Start of RECORDED DATA

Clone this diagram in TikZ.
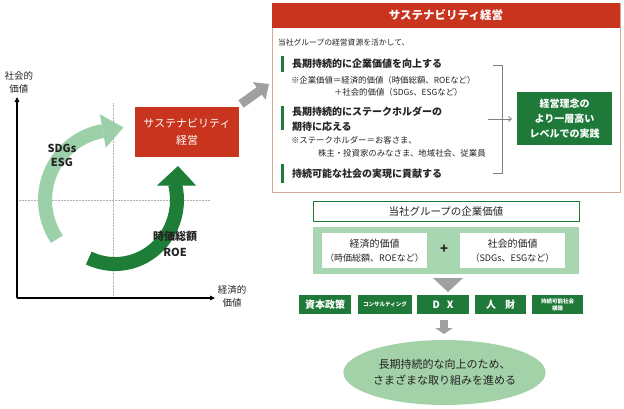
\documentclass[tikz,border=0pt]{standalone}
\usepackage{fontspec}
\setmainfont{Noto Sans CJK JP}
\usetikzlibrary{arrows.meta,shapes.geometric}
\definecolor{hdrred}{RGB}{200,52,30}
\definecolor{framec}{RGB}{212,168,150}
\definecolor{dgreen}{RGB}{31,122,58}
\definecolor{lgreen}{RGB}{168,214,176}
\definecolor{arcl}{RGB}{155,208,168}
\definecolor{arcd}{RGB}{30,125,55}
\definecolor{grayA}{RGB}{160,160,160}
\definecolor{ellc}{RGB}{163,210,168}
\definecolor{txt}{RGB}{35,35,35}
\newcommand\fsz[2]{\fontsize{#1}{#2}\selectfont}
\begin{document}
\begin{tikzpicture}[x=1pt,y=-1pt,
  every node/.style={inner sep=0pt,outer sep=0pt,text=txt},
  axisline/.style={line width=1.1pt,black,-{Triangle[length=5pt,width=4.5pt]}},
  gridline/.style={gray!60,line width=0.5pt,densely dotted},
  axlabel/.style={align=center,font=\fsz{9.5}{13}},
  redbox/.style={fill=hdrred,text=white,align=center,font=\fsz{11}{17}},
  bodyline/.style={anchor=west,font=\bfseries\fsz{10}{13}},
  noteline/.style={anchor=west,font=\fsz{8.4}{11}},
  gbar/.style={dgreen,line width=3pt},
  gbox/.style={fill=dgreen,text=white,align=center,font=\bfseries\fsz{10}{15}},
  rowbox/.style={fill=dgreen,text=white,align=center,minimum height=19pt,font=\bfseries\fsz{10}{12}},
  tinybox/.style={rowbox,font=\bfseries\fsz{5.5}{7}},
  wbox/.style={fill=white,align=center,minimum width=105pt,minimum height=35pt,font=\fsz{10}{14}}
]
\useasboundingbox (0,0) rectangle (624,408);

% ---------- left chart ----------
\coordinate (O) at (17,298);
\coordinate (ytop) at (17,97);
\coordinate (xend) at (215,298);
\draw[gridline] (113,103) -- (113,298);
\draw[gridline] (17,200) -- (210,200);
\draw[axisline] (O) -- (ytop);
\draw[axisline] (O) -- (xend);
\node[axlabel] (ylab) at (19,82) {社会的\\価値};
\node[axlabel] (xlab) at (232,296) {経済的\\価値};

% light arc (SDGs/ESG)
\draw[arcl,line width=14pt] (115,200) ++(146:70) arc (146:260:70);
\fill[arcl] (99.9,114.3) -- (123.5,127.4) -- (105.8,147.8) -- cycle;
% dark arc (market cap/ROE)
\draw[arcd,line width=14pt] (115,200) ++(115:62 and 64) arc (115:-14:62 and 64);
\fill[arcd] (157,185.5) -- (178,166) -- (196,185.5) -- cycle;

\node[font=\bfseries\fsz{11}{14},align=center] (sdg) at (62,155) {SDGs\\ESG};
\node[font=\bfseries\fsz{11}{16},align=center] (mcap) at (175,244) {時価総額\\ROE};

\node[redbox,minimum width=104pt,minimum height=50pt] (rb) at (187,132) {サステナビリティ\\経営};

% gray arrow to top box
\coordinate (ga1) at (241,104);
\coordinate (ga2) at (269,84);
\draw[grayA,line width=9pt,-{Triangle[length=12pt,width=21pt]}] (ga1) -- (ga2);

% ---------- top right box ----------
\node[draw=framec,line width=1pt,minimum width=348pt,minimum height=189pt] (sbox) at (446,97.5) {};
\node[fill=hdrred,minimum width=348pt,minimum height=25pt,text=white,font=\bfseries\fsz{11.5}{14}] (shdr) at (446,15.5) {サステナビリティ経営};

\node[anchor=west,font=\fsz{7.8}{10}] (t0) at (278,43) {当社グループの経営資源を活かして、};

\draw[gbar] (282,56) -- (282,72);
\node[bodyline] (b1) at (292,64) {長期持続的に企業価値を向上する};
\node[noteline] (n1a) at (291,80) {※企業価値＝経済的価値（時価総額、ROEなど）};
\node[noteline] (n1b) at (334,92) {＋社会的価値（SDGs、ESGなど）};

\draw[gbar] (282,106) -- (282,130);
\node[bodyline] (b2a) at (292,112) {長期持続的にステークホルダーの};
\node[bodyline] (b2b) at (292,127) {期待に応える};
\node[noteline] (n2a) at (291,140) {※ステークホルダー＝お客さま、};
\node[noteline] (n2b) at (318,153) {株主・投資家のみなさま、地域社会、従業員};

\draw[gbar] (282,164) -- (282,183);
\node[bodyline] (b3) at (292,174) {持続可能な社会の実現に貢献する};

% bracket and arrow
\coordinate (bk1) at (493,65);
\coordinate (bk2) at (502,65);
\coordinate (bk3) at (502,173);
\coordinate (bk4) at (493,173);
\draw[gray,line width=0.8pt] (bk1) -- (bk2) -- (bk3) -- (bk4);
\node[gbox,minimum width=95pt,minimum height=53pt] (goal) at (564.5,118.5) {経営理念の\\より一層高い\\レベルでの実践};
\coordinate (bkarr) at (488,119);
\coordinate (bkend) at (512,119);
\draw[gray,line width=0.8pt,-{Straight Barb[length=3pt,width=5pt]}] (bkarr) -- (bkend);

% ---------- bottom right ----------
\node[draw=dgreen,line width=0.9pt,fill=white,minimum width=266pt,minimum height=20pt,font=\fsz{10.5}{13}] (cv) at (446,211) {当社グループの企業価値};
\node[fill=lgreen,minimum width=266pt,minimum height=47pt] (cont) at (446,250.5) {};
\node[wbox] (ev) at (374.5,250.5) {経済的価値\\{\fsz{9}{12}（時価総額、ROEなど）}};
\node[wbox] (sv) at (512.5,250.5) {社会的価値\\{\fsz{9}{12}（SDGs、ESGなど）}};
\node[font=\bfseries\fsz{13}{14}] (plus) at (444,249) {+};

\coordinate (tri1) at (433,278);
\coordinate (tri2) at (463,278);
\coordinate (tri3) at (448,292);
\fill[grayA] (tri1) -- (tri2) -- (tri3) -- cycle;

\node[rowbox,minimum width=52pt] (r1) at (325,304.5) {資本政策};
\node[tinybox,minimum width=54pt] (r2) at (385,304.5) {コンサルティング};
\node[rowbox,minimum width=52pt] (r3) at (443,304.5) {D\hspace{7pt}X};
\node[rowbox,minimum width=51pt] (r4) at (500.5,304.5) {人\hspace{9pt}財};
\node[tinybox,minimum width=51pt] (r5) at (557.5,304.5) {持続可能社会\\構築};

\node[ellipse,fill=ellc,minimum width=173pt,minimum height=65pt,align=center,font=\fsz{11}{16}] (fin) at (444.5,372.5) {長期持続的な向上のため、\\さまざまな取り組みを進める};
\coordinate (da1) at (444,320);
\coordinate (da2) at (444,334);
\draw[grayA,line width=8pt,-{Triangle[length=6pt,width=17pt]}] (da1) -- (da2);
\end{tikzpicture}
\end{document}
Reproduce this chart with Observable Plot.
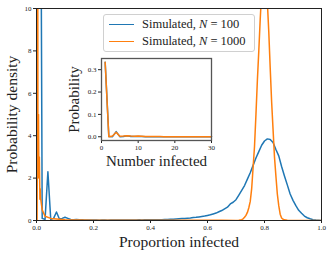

End of RECORDED DATA

**WHAT NEEDS TO BE DONE**:
Quote the entries in full. Any image among them is to be omitted from the copy.

**FINISHED TASK**:
Clone this diagram in TikZ.
\documentclass[tikz,border=0pt]{standalone}
\usepackage{fontspec}
\setmainfont{Noto Sans CJK JP}
\usetikzlibrary{arrows.meta,shapes.geometric}
\definecolor{hdrred}{RGB}{200,52,30}
\definecolor{framec}{RGB}{212,168,150}
\definecolor{dgreen}{RGB}{31,122,58}
\definecolor{lgreen}{RGB}{168,214,176}
\definecolor{arcl}{RGB}{155,208,168}
\definecolor{arcd}{RGB}{30,125,55}
\definecolor{grayA}{RGB}{160,160,160}
\definecolor{ellc}{RGB}{163,210,168}
\definecolor{txt}{RGB}{35,35,35}
\newcommand\fsz[2]{\fontsize{#1}{#2}\selectfont}
\begin{document}
\begin{tikzpicture}[x=1pt,y=-1pt,
  every node/.style={inner sep=0pt,outer sep=0pt,text=txt},
  axisline/.style={line width=1.1pt,black,-{Triangle[length=5pt,width=4.5pt]}},
  gridline/.style={gray!60,line width=0.5pt,densely dotted},
  axlabel/.style={align=center,font=\fsz{9.5}{13}},
  redbox/.style={fill=hdrred,text=white,align=center,font=\fsz{11}{17}},
  bodyline/.style={anchor=west,font=\bfseries\fsz{10}{13}},
  noteline/.style={anchor=west,font=\fsz{8.4}{11}},
  gbar/.style={dgreen,line width=3pt},
  gbox/.style={fill=dgreen,text=white,align=center,font=\bfseries\fsz{10}{15}},
  rowbox/.style={fill=dgreen,text=white,align=center,minimum height=19pt,font=\bfseries\fsz{10}{12}},
  tinybox/.style={rowbox,font=\bfseries\fsz{5.5}{7}},
  wbox/.style={fill=white,align=center,minimum width=105pt,minimum height=35pt,font=\fsz{10}{14}}
]
\useasboundingbox (0,0) rectangle (624,408);

% ---------- left chart ----------
\coordinate (O) at (17,298);
\coordinate (ytop) at (17,97);
\coordinate (xend) at (215,298);
\draw[gridline] (113,103) -- (113,298);
\draw[gridline] (17,200) -- (210,200);
\draw[axisline] (O) -- (ytop);
\draw[axisline] (O) -- (xend);
\node[axlabel] (ylab) at (19,82) {社会的\\価値};
\node[axlabel] (xlab) at (232,296) {経済的\\価値};

% light arc (SDGs/ESG)
\draw[arcl,line width=14pt] (115,200) ++(146:70) arc (146:260:70);
\fill[arcl] (99.9,114.3) -- (123.5,127.4) -- (105.8,147.8) -- cycle;
% dark arc (market cap/ROE)
\draw[arcd,line width=14pt] (115,200) ++(115:62 and 64) arc (115:-14:62 and 64);
\fill[arcd] (157,185.5) -- (178,166) -- (196,185.5) -- cycle;

\node[font=\bfseries\fsz{11}{14},align=center] (sdg) at (62,155) {SDGs\\ESG};
\node[font=\bfseries\fsz{11}{16},align=center] (mcap) at (175,244) {時価総額\\ROE};

\node[redbox,minimum width=104pt,minimum height=50pt] (rb) at (187,132) {サステナビリティ\\経営};

% gray arrow to top box
\coordinate (ga1) at (241,104);
\coordinate (ga2) at (269,84);
\draw[grayA,line width=9pt,-{Triangle[length=12pt,width=21pt]}] (ga1) -- (ga2);

% ---------- top right box ----------
\node[draw=framec,line width=1pt,minimum width=348pt,minimum height=189pt] (sbox) at (446,97.5) {};
\node[fill=hdrred,minimum width=348pt,minimum height=25pt,text=white,font=\bfseries\fsz{11.5}{14}] (shdr) at (446,15.5) {サステナビリティ経営};

\node[anchor=west,font=\fsz{7.8}{10}] (t0) at (278,43) {当社グループの経営資源を活かして、};

\draw[gbar] (282,56) -- (282,72);
\node[bodyline] (b1) at (292,64) {長期持続的に企業価値を向上する};
\node[noteline] (n1a) at (291,80) {※企業価値＝経済的価値（時価総額、ROEなど）};
\node[noteline] (n1b) at (334,92) {＋社会的価値（SDGs、ESGなど）};

\draw[gbar] (282,106) -- (282,130);
\node[bodyline] (b2a) at (292,112) {長期持続的にステークホルダーの};
\node[bodyline] (b2b) at (292,127) {期待に応える};
\node[noteline] (n2a) at (291,140) {※ステークホルダー＝お客さま、};
\node[noteline] (n2b) at (318,153) {株主・投資家のみなさま、地域社会、従業員};

\draw[gbar] (282,164) -- (282,183);
\node[bodyline] (b3) at (292,174) {持続可能な社会の実現に貢献する};

% bracket and arrow
\coordinate (bk1) at (493,65);
\coordinate (bk2) at (502,65);
\coordinate (bk3) at (502,173);
\coordinate (bk4) at (493,173);
\draw[gray,line width=0.8pt] (bk1) -- (bk2) -- (bk3) -- (bk4);
\node[gbox,minimum width=95pt,minimum height=53pt] (goal) at (564.5,118.5) {経営理念の\\より一層高い\\レベルでの実践};
\coordinate (bkarr) at (488,119);
\coordinate (bkend) at (512,119);
\draw[gray,line width=0.8pt,-{Straight Barb[length=3pt,width=5pt]}] (bkarr) -- (bkend);

% ---------- bottom right ----------
\node[draw=dgreen,line width=0.9pt,fill=white,minimum width=266pt,minimum height=20pt,font=\fsz{10.5}{13}] (cv) at (446,211) {当社グループの企業価値};
\node[fill=lgreen,minimum width=266pt,minimum height=47pt] (cont) at (446,250.5) {};
\node[wbox] (ev) at (374.5,250.5) {経済的価値\\{\fsz{9}{12}（時価総額、ROEなど）}};
\node[wbox] (sv) at (512.5,250.5) {社会的価値\\{\fsz{9}{12}（SDGs、ESGなど）}};
\node[font=\bfseries\fsz{13}{14}] (plus) at (444,249) {+};

\coordinate (tri1) at (433,278);
\coordinate (tri2) at (463,278);
\coordinate (tri3) at (448,292);
\fill[grayA] (tri1) -- (tri2) -- (tri3) -- cycle;

\node[rowbox,minimum width=52pt] (r1) at (325,304.5) {資本政策};
\node[tinybox,minimum width=54pt] (r2) at (385,304.5) {コンサルティング};
\node[rowbox,minimum width=52pt] (r3) at (443,304.5) {D\hspace{7pt}X};
\node[rowbox,minimum width=51pt] (r4) at (500.5,304.5) {人\hspace{9pt}財};
\node[tinybox,minimum width=51pt] (r5) at (557.5,304.5) {持続可能社会\\構築};

\node[ellipse,fill=ellc,minimum width=173pt,minimum height=65pt,align=center,font=\fsz{11}{16}] (fin) at (444.5,372.5) {長期持続的な向上のため、\\さまざまな取り組みを進める};
\coordinate (da1) at (444,320);
\coordinate (da2) at (444,334);
\draw[grayA,line width=8pt,-{Triangle[length=6pt,width=17pt]}] (da1) -- (da2);
\end{tikzpicture}
\end{document}
Reproduce this chart with Observable Plot.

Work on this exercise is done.